■ THE EXERCISE
Filter the data for lines with the word "page", then copy every line so identified.
------------------------------
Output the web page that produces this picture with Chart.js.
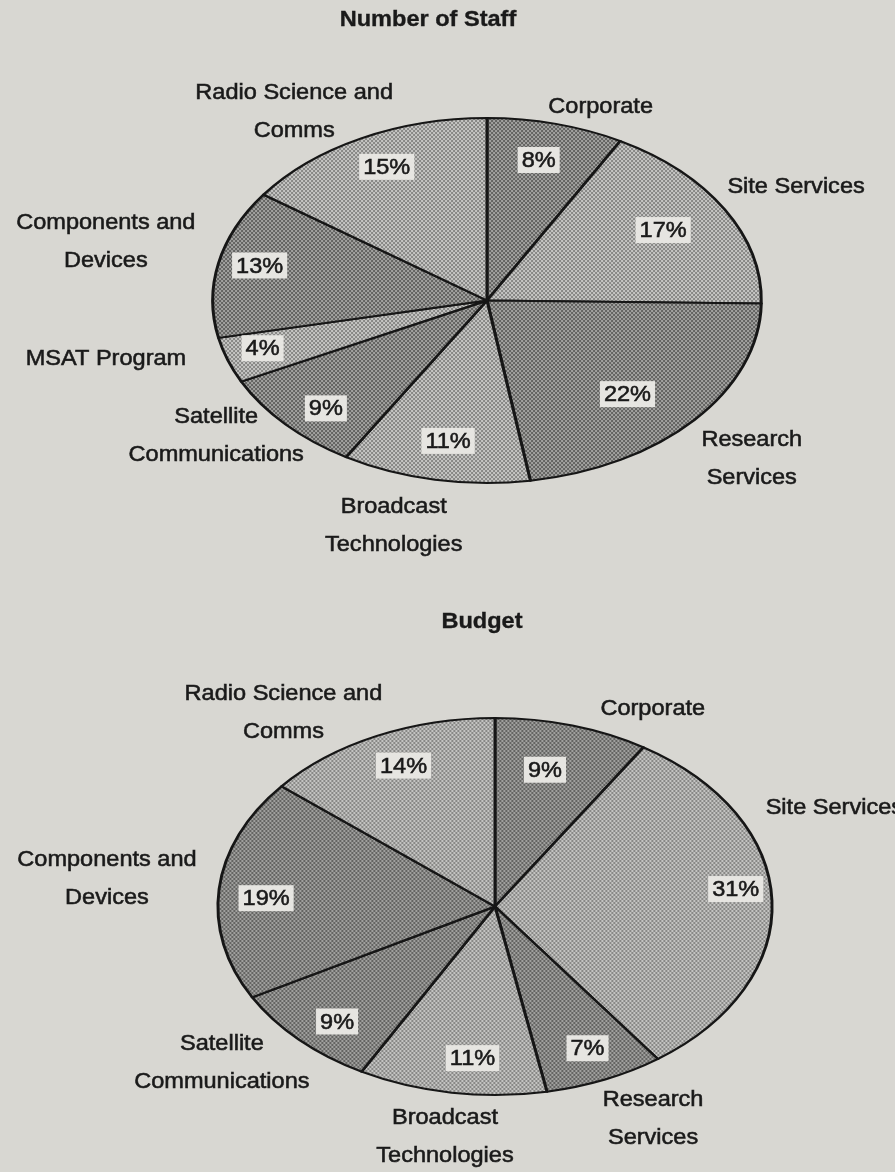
<!DOCTYPE html>
<html>
<head>
<meta charset="utf-8">
<title>Number of Staff / Budget</title>
<script src="https://cdn.jsdelivr.net/npm/chart.js@4.4.1/dist/chart.umd.min.js"></script>
<style>
  html, body { margin: 0; padding: 0; background: #d8d7d2; }
  .box { position: absolute; left: 0; width: 895px; }
  #staffBox { top: 0; height: 600px; }
  #budgetBox { top: 600px; height: 572px; }
</style>
</head>
<body>
<div class="box" id="staffBox"><canvas id="staffChart"></canvas></div>
<div class="box" id="budgetBox"><canvas id="budgetChart"></canvas></div>
<script>
// --- data ---
const staffLabels = [
  ['Corporate'], ['Site Services'], ['Research', 'Services'], ['Broadcast', 'Technologies'],
  ['Satellite', 'Communications'], ['MSAT Program'], ['Components and', 'Devices'], ['Radio Science and', 'Comms']
];
const staffValues = [8, 17, 22, 11, 9, 4, 13, 15];

const budgetLabels = [
  ['Corporate'], ['Site Services'], ['Research', 'Services'], ['Broadcast', 'Technologies'],
  ['Satellite', 'Communications'], ['Components and', 'Devices'], ['Radio Science and', 'Comms']
];
const budgetValues = [9, 31, 7, 11, 9, 19, 14];

// --- styling ---
const staffShades = ['dark', 'light', 'dark', 'light', 'dark', 'light', 'dark', 'light'];
const budgetShades = ['dark', 'light', 'dark', 'light', 'dark', 'dark', 'light'];

const FONT = '"Liberation Sans", Arial, Helvetica, sans-serif';
const TEXT_STRETCH = 1.07;
const INK = '#1a1a1a';

// dithered grey fill like the old printout
const makePattern = (c1, c2, stretch) => {
  const p = document.createElement('canvas');
  p.width = p.height = 4;
  const g = p.getContext('2d');
  g.fillStyle = c1;
  g.fillRect(0, 0, 4, 4);
  g.fillStyle = c2;
  g.fillRect(0, 0, 2, 2);
  g.fillRect(2, 2, 2, 2);
  const pat = g.createPattern(p, 'repeat');
  pat.setTransform(new DOMMatrix([1 / stretch, 0, 0, 1, 0, 0]));
  return pat;
};

const drawText = (ctx, text, x, y) => {
  ctx.save();
  ctx.translate(x, y);
  ctx.scale(TEXT_STRETCH, 1);
  ctx.fillText(text, 0, 0);
  ctx.strokeText(text, 0, 0);
  ctx.restore();
};

// squash the round pie into an ellipse, then put the labels on top
const ellipsePie = {
  id: 'ellipsePie',
  beforeDatasetsDraw(chart, args, opts) {
    const arc = chart.getDatasetMeta(0).data[0];
    const ctx = chart.ctx;
    ctx.save();
    ctx.translate(arc.x, arc.y);
    ctx.scale(opts.stretch, 1);
    ctx.translate(-arc.x, -arc.y);
  },
  afterDatasetsDraw(chart) {
    chart.ctx.restore();
  },
  afterDraw(chart, args, opts) {
    const ctx = chart.ctx;
    const meta = chart.getDatasetMeta(0);
    const values = chart.data.datasets[0].data;
    const labels = chart.data.labels;
    ctx.save();
    ctx.textAlign = 'center';
    ctx.textBaseline = 'middle';
    ctx.fillStyle = INK;
    ctx.strokeStyle = INK;
    ctx.lineWidth = 0.35;
    ctx.font = `bold 22px ${FONT}`;
    drawText(ctx, opts.title, meta.data[0].x + opts.titleDx, opts.titleY);

    ctx.font = `22px ${FONT}`;
    ctx.lineWidth = 0.55;
    meta.data.forEach((arc, i) => {
      const mid = (arc.startAngle + arc.endAngle) / 2;
      const r = arc.outerRadius;
      const at = (k, nudge) => ({
        x: arc.x + Math.cos(mid) * r * k * opts.stretch + nudge[0],
        y: arc.y + Math.sin(mid) * r * k + nudge[1]
      });

      const p = at(0.75, opts.pctNudge[i]);
      const txt = values[i] + '%';
      const w = ctx.measureText(txt).width * TEXT_STRETCH + 8;
      ctx.fillStyle = '#e6e5e1';
      ctx.fillRect(p.x - w / 2, p.y - 13, w, 26);
      ctx.fillStyle = INK;
      drawText(ctx, txt, p.x, p.y + 1);

      const lines = labels[i];
      const c = at(1.2, opts.labelNudge[i]);
      lines.forEach((line, j) => {
        drawText(ctx, line, c.x, c.y + (j - (lines.length - 1) / 2) * 38);
      });
    });
    ctx.restore();
  }
};

const makeChart = (id, labels, values, shades, style) => {
  const pats = {
    dark: makePattern('#a0a09e', '#646462', style.stretch),
    light: makePattern('#c4c4c2', '#888886', style.stretch)
  };
  return new Chart(document.getElementById(id), {
    type: 'pie',
    data: {
      labels,
      datasets: [{
        data: values,
        backgroundColor: shades.map(s => pats[s]),
        borderColor: '#161616',
        borderWidth: 2,
        borderJoinStyle: 'round',
        offset: 0,
        hoverOffset: 0
      }]
    },
    options: {
      responsive: true,
      maintainAspectRatio: false,
      animation: false,
      events: [],
      layout: { padding: style.padding },
      plugins: {
        legend: { display: false },
        tooltip: { enabled: false },
        title: { display: false },
        ellipsePie: style
      }
    },
    plugins: [ellipsePie]
  });
};

makeChart('staffChart', staffLabels, staffValues, staffShades, {
  title: 'Number of Staff',
  titleDx: -59,
  titleY: 20,
  stretch: 1.503,
  padding: { top: 117, bottom: 116, left: 179, right: 100 },
  pctNudge: [[0, -8], [-2, -2], [-15, 4], [0, 6], [-10, 15], [-30, 3], [-26, -7], [-6, -12]],
  labelNudge: [[31, 18], [24, -4], [16, 15], [-31, 10], [-29, -13], [-70, -13], [-59, -14], [-42, 6]]
});

makeChart('budgetChart', budgetLabels, budgetValues, budgetShades, {
  title: 'Budget',
  titleDx: -13,
  titleY: 22,
  stretch: 1.47,
  padding: { top: 117, bottom: 76, left: 195, right: 100 },
  pctNudge: [[-8, -1], [33, -13], [10, 12], [10, 12], [-11, 15], [-22, 5], [-3, -13]],
  labelNudge: [[65, 20], [7, -91], [26, 5], [2, 7], [-38, -4], [-57, -6], [-70, 11]]
});
</script>
</body>
</html>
------------------------------
■ FULL OUTPUT
Output the web page that produces this picture with Chart.js.

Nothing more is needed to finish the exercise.